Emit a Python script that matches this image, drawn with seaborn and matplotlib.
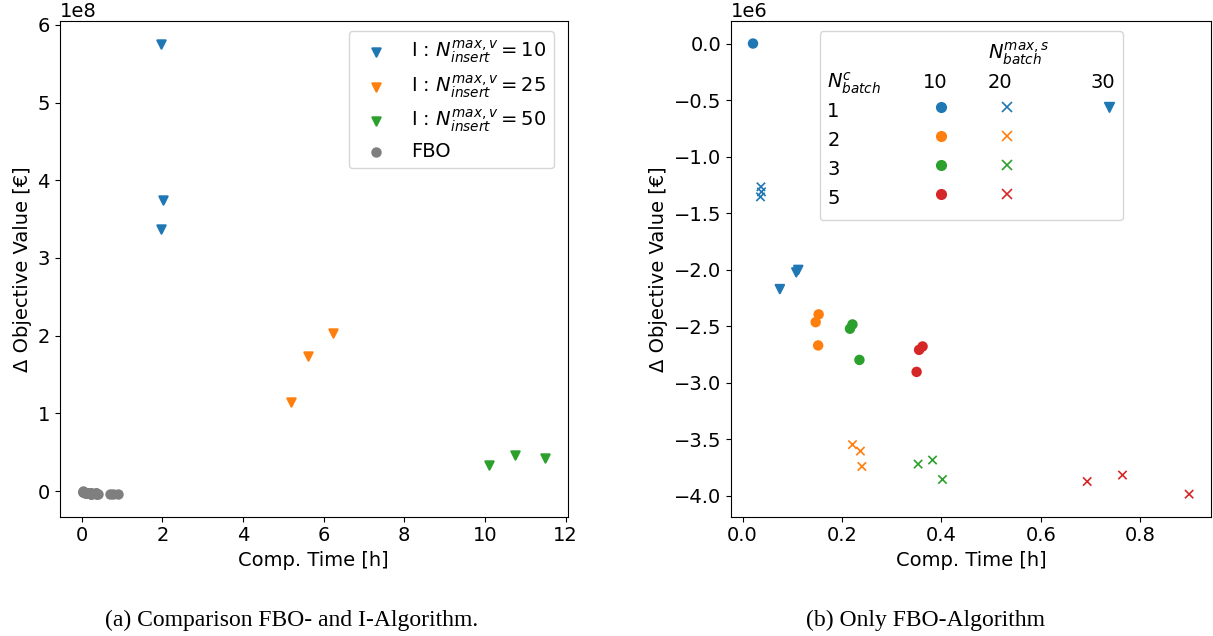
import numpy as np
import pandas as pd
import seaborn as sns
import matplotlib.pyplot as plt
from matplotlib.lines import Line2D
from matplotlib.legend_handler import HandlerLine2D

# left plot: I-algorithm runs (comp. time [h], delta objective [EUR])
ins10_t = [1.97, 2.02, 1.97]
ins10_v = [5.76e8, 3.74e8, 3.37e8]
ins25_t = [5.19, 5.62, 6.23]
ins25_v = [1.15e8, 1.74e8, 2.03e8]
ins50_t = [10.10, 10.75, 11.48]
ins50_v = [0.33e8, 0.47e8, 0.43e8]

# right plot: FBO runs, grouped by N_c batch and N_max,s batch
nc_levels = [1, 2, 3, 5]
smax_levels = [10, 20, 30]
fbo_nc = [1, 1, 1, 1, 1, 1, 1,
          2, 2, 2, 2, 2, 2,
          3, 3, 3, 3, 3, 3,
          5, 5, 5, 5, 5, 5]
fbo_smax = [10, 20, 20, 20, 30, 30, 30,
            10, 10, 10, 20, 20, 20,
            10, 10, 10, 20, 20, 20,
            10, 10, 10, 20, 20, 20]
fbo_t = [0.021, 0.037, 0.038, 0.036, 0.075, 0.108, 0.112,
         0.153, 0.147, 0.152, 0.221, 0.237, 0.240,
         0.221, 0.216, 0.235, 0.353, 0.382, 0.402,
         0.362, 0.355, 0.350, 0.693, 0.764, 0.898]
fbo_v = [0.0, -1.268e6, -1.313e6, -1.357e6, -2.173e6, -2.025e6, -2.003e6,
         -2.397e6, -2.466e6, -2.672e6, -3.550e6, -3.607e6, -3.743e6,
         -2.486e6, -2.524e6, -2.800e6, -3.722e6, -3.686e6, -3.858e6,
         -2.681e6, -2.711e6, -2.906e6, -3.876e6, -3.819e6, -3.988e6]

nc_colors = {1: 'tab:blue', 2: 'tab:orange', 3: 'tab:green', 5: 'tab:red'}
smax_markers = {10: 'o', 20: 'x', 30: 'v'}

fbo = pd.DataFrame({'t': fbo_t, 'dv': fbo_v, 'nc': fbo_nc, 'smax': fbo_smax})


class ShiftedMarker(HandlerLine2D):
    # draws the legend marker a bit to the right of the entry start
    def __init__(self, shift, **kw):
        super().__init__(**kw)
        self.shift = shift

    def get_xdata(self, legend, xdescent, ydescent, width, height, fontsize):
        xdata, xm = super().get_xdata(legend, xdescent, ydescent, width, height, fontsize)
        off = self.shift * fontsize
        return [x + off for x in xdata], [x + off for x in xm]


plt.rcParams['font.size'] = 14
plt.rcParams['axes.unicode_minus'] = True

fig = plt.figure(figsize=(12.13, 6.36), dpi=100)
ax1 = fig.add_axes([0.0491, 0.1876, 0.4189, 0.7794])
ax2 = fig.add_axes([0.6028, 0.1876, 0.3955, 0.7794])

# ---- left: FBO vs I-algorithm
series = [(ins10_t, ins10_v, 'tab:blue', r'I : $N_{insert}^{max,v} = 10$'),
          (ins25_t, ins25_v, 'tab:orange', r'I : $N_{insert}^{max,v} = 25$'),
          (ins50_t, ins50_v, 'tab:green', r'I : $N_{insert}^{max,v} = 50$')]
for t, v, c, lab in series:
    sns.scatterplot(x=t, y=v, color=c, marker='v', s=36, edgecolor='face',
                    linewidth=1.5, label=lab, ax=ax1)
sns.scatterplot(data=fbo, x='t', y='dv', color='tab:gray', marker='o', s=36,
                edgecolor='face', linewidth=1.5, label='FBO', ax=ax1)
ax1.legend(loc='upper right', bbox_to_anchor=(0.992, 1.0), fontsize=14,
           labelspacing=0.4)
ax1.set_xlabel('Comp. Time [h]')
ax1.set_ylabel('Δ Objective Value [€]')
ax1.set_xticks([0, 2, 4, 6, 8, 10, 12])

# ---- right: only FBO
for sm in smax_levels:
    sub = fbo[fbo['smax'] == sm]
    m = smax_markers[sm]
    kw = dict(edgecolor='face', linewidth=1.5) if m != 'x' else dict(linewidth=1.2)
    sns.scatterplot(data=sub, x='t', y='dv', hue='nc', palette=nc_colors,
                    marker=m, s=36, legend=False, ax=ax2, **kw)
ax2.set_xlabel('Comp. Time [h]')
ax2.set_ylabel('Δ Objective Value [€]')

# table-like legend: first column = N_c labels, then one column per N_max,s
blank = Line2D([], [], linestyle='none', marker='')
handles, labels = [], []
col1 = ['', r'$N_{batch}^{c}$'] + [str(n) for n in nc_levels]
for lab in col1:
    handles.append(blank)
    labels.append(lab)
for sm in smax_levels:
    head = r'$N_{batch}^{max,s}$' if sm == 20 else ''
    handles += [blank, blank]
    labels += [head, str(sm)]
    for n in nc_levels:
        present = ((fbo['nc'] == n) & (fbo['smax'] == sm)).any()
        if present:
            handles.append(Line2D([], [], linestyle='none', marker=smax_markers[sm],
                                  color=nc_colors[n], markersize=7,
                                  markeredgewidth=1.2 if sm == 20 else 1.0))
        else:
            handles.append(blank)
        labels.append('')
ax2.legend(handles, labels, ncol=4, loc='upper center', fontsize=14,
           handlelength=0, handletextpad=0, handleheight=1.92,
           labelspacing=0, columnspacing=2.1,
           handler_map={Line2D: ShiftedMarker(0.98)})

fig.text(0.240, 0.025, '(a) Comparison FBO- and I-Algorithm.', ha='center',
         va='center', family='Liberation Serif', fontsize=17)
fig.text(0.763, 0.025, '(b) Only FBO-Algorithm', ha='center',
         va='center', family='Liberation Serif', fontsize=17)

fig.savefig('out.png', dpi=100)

Short problem => From the first line above to the line containing "ins50_v = [0.33e8, 0.47e8, 0.43e8]", repeat each line exactly. Pictures stay out.

Task solution =>
Emit a Python script that matches this image, drawn with seaborn and matplotlib.
import numpy as np
import pandas as pd
import seaborn as sns
import matplotlib.pyplot as plt
from matplotlib.lines import Line2D
from matplotlib.legend_handler import HandlerLine2D

# left plot: I-algorithm runs (comp. time [h], delta objective [EUR])
ins10_t = [1.97, 2.02, 1.97]
ins10_v = [5.76e8, 3.74e8, 3.37e8]
ins25_t = [5.19, 5.62, 6.23]
ins25_v = [1.15e8, 1.74e8, 2.03e8]
ins50_t = [10.10, 10.75, 11.48]
ins50_v = [0.33e8, 0.47e8, 0.43e8]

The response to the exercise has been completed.